* Requirements:
Copy out the data below as written; omit any images.

::::

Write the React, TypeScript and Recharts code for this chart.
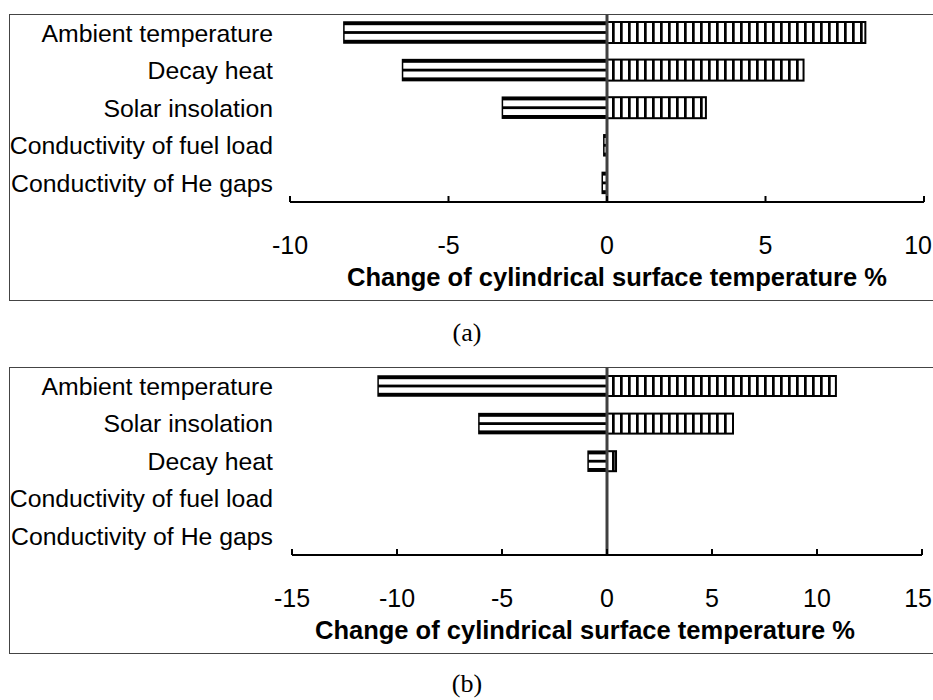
import { Bar, BarChart, ReferenceLine, XAxis, YAxis } from "recharts";

const categoriesA = [
  "Ambient temperature",
  "Decay heat",
  "Solar insolation",
  "Conductivity of fuel load",
  "Conductivity of He gaps",
];
const decreaseA = [-8.3, -6.45, -3.3, -0.1, -0.15];
const increaseA = [8.15, 6.2, 3.12, 0, 0];
const ticksA = [-10, -5, 0, 5, 10];

const categoriesB = [
  "Ambient temperature",
  "Solar insolation",
  "Decay heat",
  "Conductivity of fuel load",
  "Conductivity of He gaps",
];
const decreaseB = [-10.9, -6.1, -0.9, 0, 0];
const increaseB = [10.9, 6.0, 0.43, 0, 0];
const ticksB = [-15, -10, -5, 0, 5, 10, 15];

const AXIS_TITLE = "Change of cylindrical surface temperature %";
const SANS = '"Liberation Sans", Arial, sans-serif';
const SERIF = '"Liberation Serif", "Times New Roman", serif';

function box(x: number, y: number, width: number, height: number) {
  const x0 = width < 0 ? x + width : x;
  const y0 = height < 0 ? y + height : y;
  return { x0, y0, w: Math.abs(width), h: Math.abs(height) };
}

// negative side: horizontal stripes
function NegShape(props: any) {
  const { x0, y0, w, h } = box(props.x, props.y, props.width, props.height);
  if (!w || w < 0.5) return null;
  return (
    <g>
      <rect x={x0} y={y0} width={w} height={h} fill="#fff" stroke="#000" strokeWidth={1.5} />
      <rect x={x0} y={y0} width={w} height={3.2} fill="#000" />
      <rect x={x0} y={y0 + h / 2 - 1.4} width={w} height={2.8} fill="#000" />
      <rect x={x0} y={y0 + h - 3.2} width={w} height={3.2} fill="#000" />
    </g>
  );
}

// positive side: vertical stripes
function PosShape(props: any) {
  const { x0, y0, w, h } = box(props.x, props.y, props.width, props.height);
  if (!w || w < 0.5) return null;
  const lines = [];
  for (let lx = x0 + 5; lx < x0 + w - 2; lx += 8) {
    lines.push(<rect key={lx} x={lx} y={y0} width={2.7} height={h} fill="#000" />);
  }
  return (
    <g>
      <rect x={x0} y={y0} width={w} height={h} fill="#fff" stroke="#000" strokeWidth={2} />
      {lines}
    </g>
  );
}

// last tick label is pushed in so it ends at the page edge
const xTick = (last: number) => (props: any) => {
  const { x, y, payload } = props;
  const isLast = payload.value === last;
  return (
    <text
      x={isLast ? 932 : x}
      y={y}
      dy="0.71em"
      textAnchor={isLast ? "end" : "middle"}
      fontFamily={SANS}
      fontSize={25}
      fill="#000"
    >
      {payload.value}
    </text>
  );
};

const titleLabel = (shift: number) => (props: any) => {
  const vb = props.viewBox;
  return (
    <text
      x={vb.x + vb.width / 2 + shift}
      y={vb.y + 84}
      textAnchor="middle"
      fontFamily={SANS}
      fontWeight="bold"
      fontSize={25.5}
      fill="#000"
    >
      {AXIS_TITLE}
    </text>
  );
};

interface PanelProps {
  top: number;
  categories: string[];
  decrease: number[];
  increase: number[];
  ticks: number[];
  yWidth: number;
  right: number;
  barSize: number;
  titleShift: number;
}

function Panel({ top, categories, decrease, increase, ticks, yWidth, right, barSize, titleShift }: PanelProps) {
  const data = categories.map((name, i) => ({ name, neg: decrease[i], pos: increase[i] }));
  const lim = ticks[ticks.length - 1];
  return (
    <>
      <div
        style={{
          position: "absolute",
          left: 9,
          top: top + 14,
          width: 930,
          height: 285,
          border: "1px solid #444",
        }}
      />
      <div style={{ position: "absolute", left: 0, top }}>
        <BarChart
          width={940}
          height={300}
          data={data}
          layout="vertical"
          stackOffset="sign"
          margin={{ top: 14, right, left: 0, bottom: 8 }}
        >
          <XAxis
            type="number"
            domain={[-lim, lim]}
            ticks={ticks}
            height={90}
            axisLine={{ stroke: "#000", strokeWidth: 2 }}
            tickLine={{ stroke: "#000", strokeWidth: 2 }}
            tickSize={-6}
            tickMargin={40}
            tick={xTick(lim)}
            label={titleLabel(titleShift)}
          />
          <YAxis
            type="category"
            dataKey="name"
            width={yWidth}
            axisLine={false}
            tickLine={false}
            tickSize={0}
            tickMargin={yWidth - 273}
            tick={{ fill: "#000", fontSize: 24.8, fontFamily: SANS }}
          />
          <Bar dataKey="neg" stackId="s" barSize={barSize} shape={(p: any) => <NegShape {...p} />} isAnimationActive={false} />
          <Bar dataKey="pos" stackId="s" barSize={barSize} shape={(p: any) => <PosShape {...p} />} isAnimationActive={false} />
          <ReferenceLine x={0} stroke="#404040" strokeWidth={3} />
        </BarChart>
      </div>
    </>
  );
}

const captionStyle = (top: number): React.CSSProperties => ({
  position: "absolute",
  left: 367,
  width: 200,
  top,
  textAlign: "center",
  fontFamily: SERIF,
  fontSize: 26,
  lineHeight: "30px",
  color: "#000",
});

export default function App() {
  return (
    <div
      style={{
        position: "absolute",
        left: 0,
        top: 0,
        width: 933,
        height: 700,
        overflow: "hidden",
        background: "#fff",
      }}
    >
      <Panel
        top={0}
        categories={categoriesA}
        decrease={decreaseA}
        increase={increaseA}
        ticks={ticksA}
        yWidth={290}
        right={16}
        barSize={21}
        titleShift={10}
      />
      <div style={captionStyle(318)}>(a)</div>
      <Panel
        top={353}
        categories={categoriesB}
        decrease={decreaseB}
        increase={increaseB}
        ticks={ticksB}
        yWidth={292}
        right={18}
        barSize={20}
        titleShift={-22}
      />
      <div style={captionStyle(669)}>(b)</div>
    </div>
  );
}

::::

* Written response:
Write the React, TypeScript and Recharts code for this chart.
import { Bar, BarChart, ReferenceLine, XAxis, YAxis } from "recharts";

const categoriesA = [
  "Ambient temperature",
  "Decay heat",
  "Solar insolation",
  "Conductivity of fuel load",
  "Conductivity of He gaps",
];
const decreaseA = [-8.3, -6.45, -3.3, -0.1, -0.15];
const increaseA = [8.15, 6.2, 3.12, 0, 0];
const ticksA = [-10, -5, 0, 5, 10];

const categoriesB = [
  "Ambient temperature",
  "Solar insolation",
  "Decay heat",
  "Conductivity of fuel load",
  "Conductivity of He gaps",
];
const decreaseB = [-10.9, -6.1, -0.9, 0, 0];
const increaseB = [10.9, 6.0, 0.43, 0, 0];
const ticksB = [-15, -10, -5, 0, 5, 10, 15];

const AXIS_TITLE = "Change of cylindrical surface temperature %";
const SANS = '"Liberation Sans", Arial, sans-serif';
const SERIF = '"Liberation Serif", "Times New Roman", serif';

function box(x: number, y: number, width: number, height: number) {
  const x0 = width < 0 ? x + width : x;
  const y0 = height < 0 ? y + height : y;
  return { x0, y0, w: Math.abs(width), h: Math.abs(height) };
}

// negative side: horizontal stripes
function NegShape(props: any) {
  const { x0, y0, w, h } = box(props.x, props.y, props.width, props.height);
  if (!w || w < 0.5) return null;
  return (
    <g>
      <rect x={x0} y={y0} width={w} height={h} fill="#fff" stroke="#000" strokeWidth={1.5} />
      <rect x={x0} y={y0} width={w} height={3.2} fill="#000" />
      <rect x={x0} y={y0 + h / 2 - 1.4} width={w} height={2.8} fill="#000" />
      <rect x={x0} y={y0 + h - 3.2} width={w} height={3.2} fill="#000" />
    </g>
  );
}

// positive side: vertical stripes
function PosShape(props: any) {
  const { x0, y0, w, h } = box(props.x, props.y, props.width, props.height);
  if (!w || w < 0.5) return null;
  const lines = [];
  for (let lx = x0 + 5; lx < x0 + w - 2; lx += 8) {
    lines.push(<rect key={lx} x={lx} y={y0} width={2.7} height={h} fill="#000" />);
  }
  return (
    <g>
      <rect x={x0} y={y0} width={w} height={h} fill="#fff" stroke="#000" strokeWidth={2} />
      {lines}
    </g>
  );
}

// last tick label is pushed in so it ends at the page edge
const xTick = (last: number) => (props: any) => {
  const { x, y, payload } = props;
  const isLast = payload.value === last;
  return (
    <text
      x={isLast ? 932 : x}
      y={y}
      dy="0.71em"
      textAnchor={isLast ? "end" : "middle"}
      fontFamily={SANS}
      fontSize={25}
      fill="#000"
    >
      {payload.value}
    </text>
  );
};

const titleLabel = (shift: number) => (props: any) => {
  const vb = props.viewBox;
  return (
    <text
      x={vb.x + vb.width / 2 + shift}
      y={vb.y + 84}
      textAnchor="middle"
      fontFamily={SANS}
      fontWeight="bold"
      fontSize={25.5}
      fill="#000"
    >
      {AXIS_TITLE}
    </text>
  );
};

interface PanelProps {
  top: number;
  categories: string[];
  decrease: number[];
  increase: number[];
  ticks: number[];
  yWidth: number;
  right: number;
  barSize: number;
  titleShift: number;
}

function Panel({ top, categories, decrease, increase, ticks, yWidth, right, barSize, titleShift }: PanelProps) {
  const data = categories.map((name, i) => ({ name, neg: decrease[i], pos: increase[i] }));
  const lim = ticks[ticks.length - 1];
  return (
    <>
      <div
        style={{
          position: "absolute",
          left: 9,
          top: top + 14,
          width: 930,
          height: 285,
          border: "1px solid #444",
        }}
      />
      <div style={{ position: "absolute", left: 0, top }}>
        <BarChart
          width={940}
          height={300}
          data={data}
          layout="vertical"
          stackOffset="sign"
          margin={{ top: 14, right, left: 0, bottom: 8 }}
        >
          <XAxis
            type="number"
            domain={[-lim, lim]}
            ticks={ticks}
            height={90}
            axisLine={{ stroke: "#000", strokeWidth: 2 }}
            tickLine={{ stroke: "#000", strokeWidth: 2 }}
            tickSize={-6}
            tickMargin={40}
            tick={xTick(lim)}
            label={titleLabel(titleShift)}
          />
          <YAxis
            type="category"
            dataKey="name"
            width={yWidth}
            axisLine={false}
            tickLine={false}
            tickSize={0}
            tickMargin={yWidth - 273}
            tick={{ fill: "#000", fontSize: 24.8, fontFamily: SANS }}
          />
          <Bar dataKey="neg" stackId="s" barSize={barSize} shape={(p: any) => <NegShape {...p} />} isAnimationActive={false} />
          <Bar dataKey="pos" stackId="s" barSize={barSize} shape={(p: any) => <PosShape {...p} />} isAnimationActive={false} />
          <ReferenceLine x={0} stroke="#404040" strokeWidth={3} />
        </BarChart>
      </div>
    </>
  );
}

const captionStyle = (top: number): React.CSSProperties => ({
  position: "absolute",
  left: 367,
  width: 200,
  top,
  textAlign: "center",
  fontFamily: SERIF,
  fontSize: 26,
  lineHeight: "30px",
  color: "#000",
});

export default function App() {
  return (
    <div
      style={{
        position: "absolute",
        left: 0,
        top: 0,
        width: 933,
        height: 700,
        overflow: "hidden",
        background: "#fff",
      }}
    >
      <Panel
        top={0}
        categories={categoriesA}
        decrease={decreaseA}
        increase={increaseA}
        ticks={ticksA}
        yWidth={290}
        right={16}
        barSize={21}
        titleShift={10}
      />
      <div style={captionStyle(318)}>(a)</div>
      <Panel
        top={353}
        categories={categoriesB}
        decrease={decreaseB}
        increase={increaseB}
        ticks={ticksB}
        yWidth={292}
        right={18}
        barSize={20}
        titleShift={-22}
      />
      <div style={captionStyle(669)}>(b)</div>
    </div>
  );
}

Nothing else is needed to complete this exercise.